Efficiency provides millions of jobs that can’t be outsourced. With the right policies, these can be high-quality, family-sustaining positions with health care and other benefits—as well as ongoing training and a career path. It’s important to ensure these jobs are accessible to those with greater employment barriers (such as language, criminal record, or lack of transportation). Decision makers can support partnerships between local community organizations and employers to support pathways to efficiency careers.

 

Credit:

E2 Clean Jobs America 2020 – Q4 2019 Data

In addition, diverse businesses and non-profits best suited to serve their communities often struggle to participate in complicated bidding processes for efficiency contracts. Regulators and councils can establish diverse supplier policies to require or incentivize their participation and provide help navigating bid processes.

4. Make Electricity Cheaper and More Reliable  

Using less energy means utilities don’t need to buy as much power and can avoid upgrading substations and transformers, lowering bills for all customers. Smarter energy use also reduces stress on the electric grid, avoiding blackouts and ensuring power system reliability and security, especially during extreme temperatures.

 

Utility commissions can set clear rules that prioritize targeting efficiency programs at certain locations or times of day (like when the sun is not shining or the wind isn’t blowing). Targeted programs improve quality of life and cut customer energy burdens, but it’s also important to invest in cutting electricity consumption across the entire territory—including wealthier customers that tend to use the most energy—to lower the overall cost of providing electricity.

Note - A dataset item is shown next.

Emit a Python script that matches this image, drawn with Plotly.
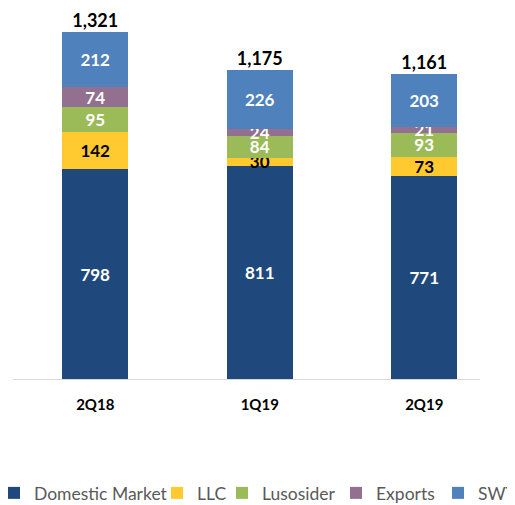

5. Invest in Efficiency to stave off the Climate Crisis

All of these opportunities to scale up efficiency will ultimately help battle the climate crisis. By investing in programs that cut energy use and lower dangerous pollution from fossil-fueled power plants, efficiency can help slow climate change that contributes to public health emergencies. This reduces the risk of climate disasters, which have an outsized impact on low-income people and communities of color.

 

Credit: iStock/PickStock

Combating the climate emergency may seem insurmountable. But efficiency can get us halfway to the carbon emission cuts we need while relying on current technologies that are affordable. Even replacing one light bulb with a high-efficiency LED model or closing the shades during a sunny day to cool your home can help. There are also energy-efficient ways to stay warm as winter approaches.

By focusing on these five key aspects of efficiency, decision makers can prioritize the most affordable way to keep our lights on, ensure everyone has access to quality efficiency programs, and improve quality of life—all while helping to protect the planet.